The largest craftsman house in the United States is about to hit the market for just shy of $10 million. The sale is the opposite of a quick flip. It was the all-consuming obsession of its owner, who spent almost 30 years meticulously restoring it.
In 1987, a two-line classified ad led Leonard Fenton to the end of a private drive in a gated community. The notice, “1913 Hollywood mansion,” was either coy or desperate and Fenton — whose self-started advertising firm would later sell to Microsoft— was willing to find out.
What he discovered was an eight-bedroom, seven-bath behemoth that seemed to have trudged up a hillside, sat down and settled in for a century of meditation. Its sun-scorched wooden shakes and beam ends were nearly camouflaged by overgrown vegetation.
“I saw this big, brown, looming wooden thing and at first I was really put off,” Fenton told The Real Deal. “I was in my early 20s and I didn’t know (the architecture firms) Greene and Greene or Gamble House. Then they opened this big, five-foot-wide front door with Viking nail heads on the outside and I walked through.
“I looked left and I looked right, and I decided to buy the house.”
Fenton’s new home, dubbed, Artemesia, turned out to be a rare historical find. It is the largest craftsman residence built in the U.S. and happens to be located in one of the Hollywood Hills most secluded forested neighborhoods, where it overlooks a vista that includes the W Hotel, Capitol Records, and at a distance, the ocean.
The 13,290-square-foot home at 5771 Valley Oak Drive in Los Feliz Oaks was built in 1913 by Frederick Engstrum, a construction company executive who commissioned Commonwealth Home Builders to erect the house. Frank Brown, an architect at the construction firm, is credited with Artemesia’s design. During the build, costs soared to $10,000, a luxuriant amount in 1913, when most homes were built for two-tenths the price.
Fenton will soon relist the house for $10 million. It was previously listed for several months at the same price range in late 2014 and early 2015. That was after a price chop. In July 2012, it was listed for an ambitious price just shy of $12 million.
“When I purchased it, I didn’t know much about the history of the home, but I knew the proportions were gorgeous,” Fenton said. “I could see the beauty. I could tell this was a castle that needed polishing. I tend to the be kind of person that likes to do things properly.”
Fenton set about researching the home and its style, as well as the techniques necessary to achieve a museum-quality restoration. And although Fenton had previously worked on a few home restoration projects while funding his aspirations as a classical musician (he trained in France and then earned multiple graduate degrees at the Royal Academy of Music in London), Artemesia presented itself as both overwhelming and promising.
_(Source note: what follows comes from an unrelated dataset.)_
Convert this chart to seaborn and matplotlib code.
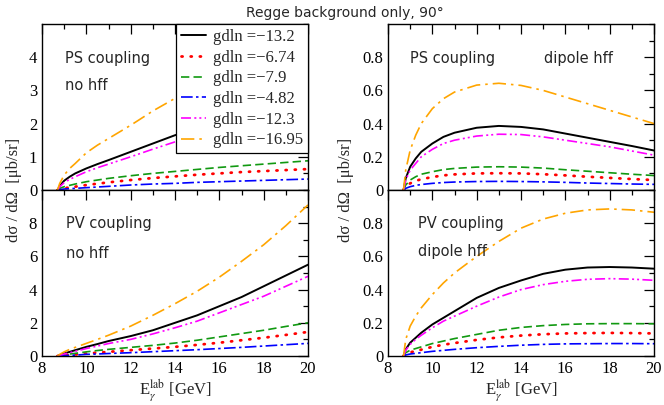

“It had decades of deferred maintenance. The roof had problems. Everything had problems,” Fenton said. “What was good was that no remodeling had occurred. Every window catch, every door handle was exactly identical to 1913, when it was installed.”
This true-to-period vibe includes Artemesia’s concert organ, the second largest and most complex organ ever built in a U.S. residence. Valued at an estimated $1.1 million, the Murray Harris player organ has pipes and chimes numbering into the hundreds and is designed to fill the three-story home with sound. “The house is almost built around the organ,” Fenton said.
He ventured that Engstrum, who was also responsible for developing the Rosslyn Hotel in Downtown Los Angeles, was showing off his degree of sophistication when he had the house built, Fenton says.
Artemesia includes a dining room that seats 40 people, a 2,000-square-foot ballroom that may actually have served as a gymnasium and a sleeping porch to the rear of the home with five Murphy beds concealed by Redwood panels.
It has six fireplaces and a rainwater collection system that once supplied bathroom showers and then sent recycled gray water to the garden.
In addition to a meticulous interior and exterior remodel that, on at least one occasion, included the removal of thousands of individual tiles, Fenton also reportedly spent nearly a quarter of a million dollars on a redwood terrace near an arroyo on the property and invested in its landscaping and grounds.
As he restored the home’s former luster, Fenton brought it into the modern age. Artemesia is now hardwired with computer, surveillance and data cables, as well as fiber optic cable running to 33 different locations in the property. There are other behind-the-scenes upgrades, including new heating and cooling systems.
“When I bought this property, I was so young. I thought, ‘Oh yeah, I can do this,’” Fenton says. “Artemesia taught me the patience to take a careful, methodical and researched approach. That’s hard to do. We’re usually encouraged to take immediate action, but here I was rewarded by taking a slow and careful approach. I have a great respect for history and for the skills of artisans and architects and craftsman of the past. We have this arrogance that we know everything better than everyone before. I no longer have that view.”